You can see that there are so many answers here, but only an RD should give out a meal plan. As personal trainers we are limited in our scope with regard to giving nutrition information. I’ve found over the years that many people know they need to eat healthy, but they need more help creating healthy habits–and changing their behaviors.
I have the ACE Health Coach cert and it definitely gave me tools I needed to understand behavior change and help clients make healthy, long-lasting lifestyle changes. The cert. helps you with clients to set goals, education, motivation, support and creating their program. (both with exercise and guidance in nutrition–no meal plans but you can review journals and make general recommendations). You understand what stage of change clients are in, and how to progress them to the next stage.
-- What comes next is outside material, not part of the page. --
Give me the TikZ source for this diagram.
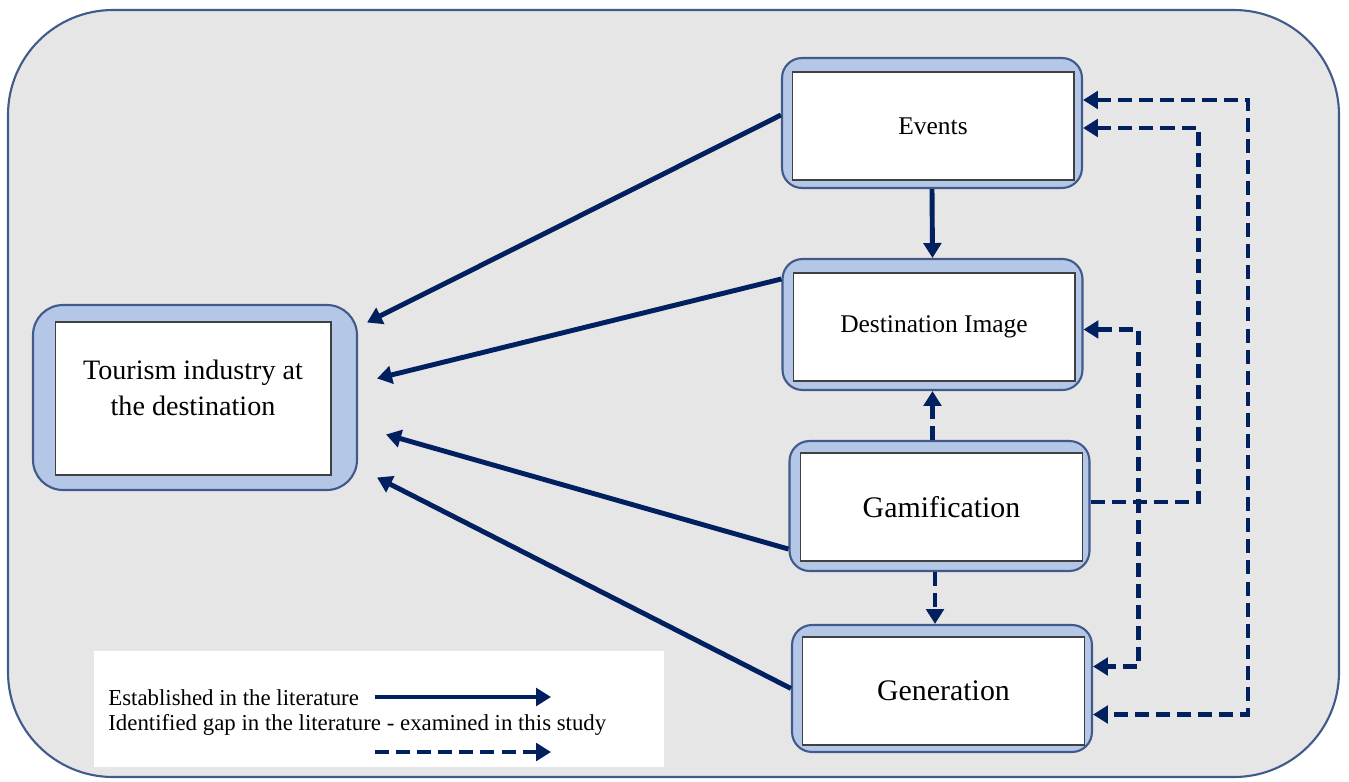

As a coach, you educate, promote, and support clients in their efforts to eat healthy and exercise. I’ve enjoyed this cert and use it in conjunction with my personal training. It has helped me and my clients a lot.
Good luck to you– I know the nutrition piece can be a grey area. I also think a degree in psychology would be beneficial! 🙂
Hello Dianne Della Ratta,
I have the health coach cert and am working on the nutrition specialty cert. We have six months to complete the health coach cert. Yes, we need to still stay in our scope of practice; but, clients will always ask about food and it is good to know more, to keep the conversation going, which is part of the change process, right?
Natalie aka NAPS 2 B Fit.
Hi Dianne, I recently completed the ACE Weight Management Certification. It was very broad, covering topics from childhood obesity to understanding behaviors and habits, it provided a good foundation to think about how weight management can be addressed. As others have said, while it is beyond scope of practice for trainers to prescribe meal plans, I think we can inform clients on healthy behaviors as well as counsel them on FDA guidelines on healthy eating and nutrition. Several of my clients follow diets on their own, including Weight Watchers. Also, asking clients to keep a log of what they eat can help those that do it well tremendously. There are many free apps that can do this, and it will allow you to see what they are eating and guide them toward healthier alternatives.
Nutrition is a sticky subject in our industry. While the potential revenue could be attractive, we don’t really have much wiggle room in our scope of practice for nutrition consultation. I don’t think there are issues with us explaining the current available guidelines and giving examples. But creating menus and giving specific food recommendations is still out of our scope. And the only legitimate source of such services are Registered Dieticians. I help clients understand the nutritional information on food packaging. I help them with meal timing and counting calories. I give them examples of foods with specific nutrient content and on understanding the “food groups”. But I never tell clients “eat spinach” or any similar direct food choice instructions.